President Bush Meets with Central and East European Coalition at White House Briefing; Signs NATO Accession Protocols for Croatia and Albania

Washington, DC (JBANC) — President George W. Bush thanked leaders from the Central and East European Coalition (CEEC) for their support of the NATO enlargement process during a briefing at the White House on Friday, October 24. The event took place prior to a ceremony in which President Bush signed Protocols of Accession to help bring Croatia and Albania a step closer to formal NATO membership in 2009.

The Joint Baltic American National Committee, Inc. (JBANC) and its three parent organizations are members of the CEEC and were represented at the briefing by Marju Rink-Abel and Mati Kõiva (Estonian American National Council), Gustavs Plato and Peteris Blumbergs (American Latvian Association), Monika Ramanauskaite (Lithuanian American Council), and Karl Altau of JBANC.

At the briefing in the State Dining Room, President Bush spoke to the group of 33 CEEC members for nearly half an hour about the future of NATO, the priorities of his administration, and its accomplishments. He thanked the CEEC for its role in supporting previous rounds of NATO enlargement, which included bringing in Estonia, Latvia, and Lithuania into the alliance in 2004. President Bush emphasized that the work of the CEEC must continue during the next presidential administration and that NATO must take in those countries that aspire to and are ready to share the burdens of membership, including Macedonia, Ukraine, and Georgia.

The CEEC was also briefed by United States Ambassador to NATO Kurt Volker and Assistant to the President for Strategic Initiatives and External Affairs Barry Jackson. National Security Advisor Stephen Hadley and Deputy National Security Advisor Judith Ansley were also present at the gathering, along with Damon Wilson, Adam Sterling, and Maria Germano of the National Security Council, and Vanessa Beebe from the Office of Public Liaison.
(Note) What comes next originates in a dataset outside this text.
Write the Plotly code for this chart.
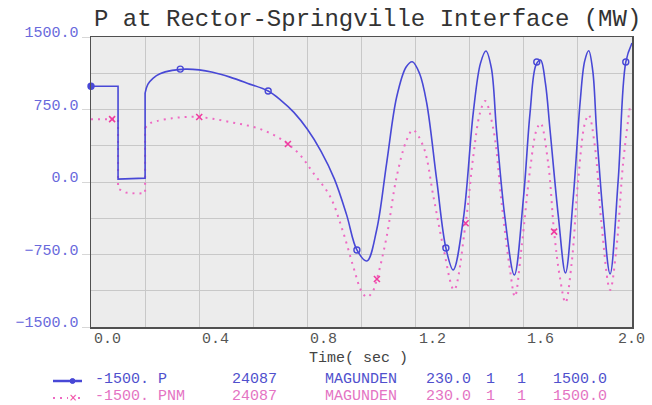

Other topics discussed at the briefing included the President’s Freedom Agenda, the Victims of Communism Memorial in Washington, DC, the Visa Waiver Program, issues facing Ukraine and Georgia, support of democracy building in Belarus and Cuba, the upcoming 60th NATO Summit in 2009, and current U.S. – Russian relations.

The CEEC presented to the White House its October 2008 Position Statement, covering many of the issues brought up at the briefing, and also including concerns regarding funding assistance to the Central and Eastern European region, U.S. international broadcasting, energy security, human and minority rights, and learning lessons from and prevention of totalitarian crimes and genocide.

The CEEC represents nineteen U.S.-based national organizations and over 20 million Americans in the United States. It was formed in 1993.

NATO Secretary General Jaap de Hoop Scheffer later joined President Bush in comments at the signing ceremony in the East Room of the White House. All 26 NATO members must sign and ratify the amendments to the NATO Treaty in order to bring in new members to the alliance. Ambassadors from Croatia and Albania also attended the event along with Congressman Eliot Engel (D-NY), foreign policy leaders, members of the diplomatic corps, and other members from U.S. ethnic diaspora organizations.

Following the events, EANC President Marju Rink-Abel commented on behalf of JBANC to say that the organizations are “pleased that the administration invited the Central and East European Council to attend the signing of the protocols. It is important that the CEEC be seen as a strong voice for the interests of East and Central European nations.”

American Latvian Association President Juris Mezinskis added that “Given the continuing threats to international security posed by the recent attack on Georgia, [ALA] is delighted to see continued progress with implementing NATO’s Open Doors policy and welcomes public statements which would emphasize that Article 5 has the same literal meaning for all members of NATO.”

Saulius Kuprys, President of the Lithuanian American Council remarked that “The [LAC] supports the expansion and strengthening of the Atlantic Alliance. It is the best guarantor of peace and stability in the Western Hemisphere. The inclusion of Albania and Croatia today is one more positive step in maintaining freedom and promoting democracy among nations. Furthermore, we urge further expansion of NATO membership, as this is the only rational course in assuring international harmony and peace.

CEEC members, including JBANC, also attended an October 17 event in the Rose Garden at the White House, in which President Bush announced that seven countries, including Estonia, Latvia, and Lithuania, had completed necessary requirements in order to join the Visa Waiver Program. Citizens of those countries will be eligible to travel without a visa to the United States possibly already before 2009.